自由な外海と自分を隔ててきた、いまいましい壁。その壁が崩れたとき、ささやかな防波堤をも失ったことを、経験したことのない孤独のなかで、私はゆっくりと悟っていた。
微かに煙草の匂いがした、父の懐の暖かさ。ザラザラした髭の感触。初めて泳ぎを習った夏、水中で私を受け止めた確かな二つの掌。
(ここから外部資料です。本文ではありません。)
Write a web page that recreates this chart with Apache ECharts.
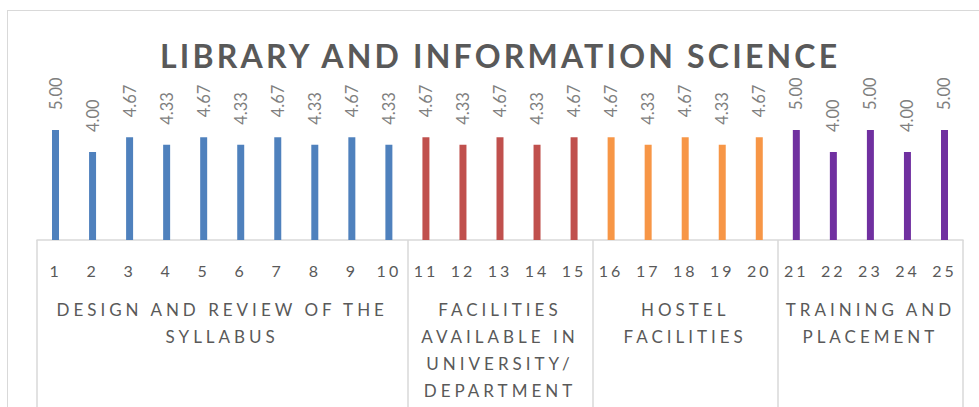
<!DOCTYPE html>
<html>
<head>
<meta charset="utf-8">
<script src="https://cdn.jsdelivr.net/npm/echarts@6/dist/echarts.min.js"></script>
<style>
  body { margin: 0; overflow: hidden; background: #fff; }
  #frame {
    position: absolute; left: 7px; top: 10px; width: 1000px; height: 500px;
    border: 1.5px solid #d9d9d9; box-sizing: border-box; pointer-events: none;
  }
  #chart { position: absolute; left: 0; top: 0; width: 979px; height: 407px; }
  /* Excel-style expanded character spacing */
  #chart text[style*="32px"] { letter-spacing: 3.2px; }
  #chart text[style*="16px"] { letter-spacing: 3px; }
  #chart text[style*="17px"] { letter-spacing: 4px; }
</style>
</head>
<body>
<div id="frame"></div>
<div id="chart"></div>
<script>
const items = ["1","2","3","4","5","6","7","8","9","10","11","12","13","14","15","16","17","18","19","20","21","22","23","24","25"];
const scores = [5.00, 4.00, 4.67, 4.33, 4.67, 4.33, 4.67, 4.33, 4.67, 4.33,
                4.67, 4.33, 4.67, 4.33, 4.67,
                4.67, 4.33, 4.67, 4.33, 4.67,
                5.00, 4.00, 5.00, 4.00, 5.00];
const groupNames = [
  "DESIGN AND REVIEW OF THE\nSYLLABUS",
  "FACILITIES\nAVAILABLE IN\nUNIVERSITY/\nDEPARTMENT",
  "HOSTEL\nFACILITIES",
  "TRAINING AND\nPLACEMENT"
];
const groupSizes = [10, 5, 5, 5];
const groupColors = ["#4f81bd", "#c0504d", "#f79646", "#7030a0"];

// group of each item
const itemGroup = [];
groupSizes.forEach((n, g) => { for (let i = 0; i < n; i++) itemGroup.push(g); });

// half-step axis: 2 slots per item, boundaryGap false -> 51 points
const halfData = [];
for (let i = 0; i <= items.length * 2; i++) halfData.push("h" + i);
const boundaries = [0];
const centers = [];
const labelAt = {};
let pos = 0;
groupSizes.forEach((n, g) => {
  const c = pos * 2 + n;
  centers.push(c);
  labelAt[c] = groupNames[g];
  pos += n;
  boundaries.push(pos * 2);
});

const chart = echarts.init(document.getElementById("chart"), null, { renderer: "svg" });
chart.setOption({
  animation: false,
  title: {
    text: "LIBRARY AND INFORMATION SCIENCE",
    left: 155,
    top: 34,
    textStyle: { fontFamily: "Lato", fontSize: 32, fontWeight: "bold", color: "#595959" }
  },
  grid: { left: 37, right: 16, top: 20, bottom: 167 },
  xAxis: [
    {
      type: "category",
      data: items,
      position: "bottom",
      axisLine: { lineStyle: { color: "#d9d9d9", width: 1.5 } },
      axisTick: { show: false },
      axisLabel: { interval: 0, margin: 22, fontFamily: "Lato", fontSize: 16, color: "#595959" }
    },
    {
      type: "category",
      data: halfData,
      boundaryGap: false,
      position: "bottom",
      axisLine: { show: false },
      axisTick: {
        show: true,
        length: 180,
        interval: (i) => boundaries.indexOf(i) >= 0,
        lineStyle: { color: "#d9d9d9", width: 1.5 }
      },
      axisLabel: {
        interval: (i) => centers.indexOf(i) >= 0,
        formatter: (v, i) => labelAt[i] || "",
        margin: 56,
        fontFamily: "Lato",
        fontSize: 17,
        lineHeight: 27,
        color: "#595959",
        align: "center"
      }
    }
  ],
  yAxis: { type: "value", min: 0, max: 10, show: false },
  series: [
    {
      type: "bar",
      xAxisIndex: 0,
      barWidth: 7,
      data: scores,
      itemStyle: { color: (p) => groupColors[itemGroup[p.dataIndex]] },
      label: {
        show: true,
        position: "top",
        rotate: 90,
        align: "left",
        verticalAlign: "middle",
        distance: 20,
        fontFamily: "Lato",
        fontSize: 16.5,
        color: "#7f7f7f",
        formatter: (p) => p.value.toFixed(2)
      }
    }
  ]
});
</script>
</body>
</html>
台風の夜に父がいる心強さ。
はるかな過去の底から、記憶の断片が無数のスナップショットのように、とめどもなく湧き上がってくる。
大島の和服をりゅうと着こなしたお正月の父。
ほろ酔い機嫌で娘にワルツを教え込もうとした父。
イギリス滞在中の私をダシに、母を伴い二度もヨーロッパを訪れて、パリとウィーンがすっかり気に入ってしまった父。
長身で、お洒落で、颯爽とした彼は、欧米人の間に入っても、少しもひけをとらない。
そんな父と並んで外国の街を歩くとき、私は内心ちょっと得意でもあった。
人は誰しもいつかこの世を去る。そして親に老いの気配が忍び寄ると、子は嫌でもその日が来るのを意識し始める。それでもなお、いざ別れが現実となったとき、子どもは自分がいくつになっていても、たぶんきっと、心のどこかで思うのだ。
「もう少しだけまって。まだ、覚悟も準備もできていない」と。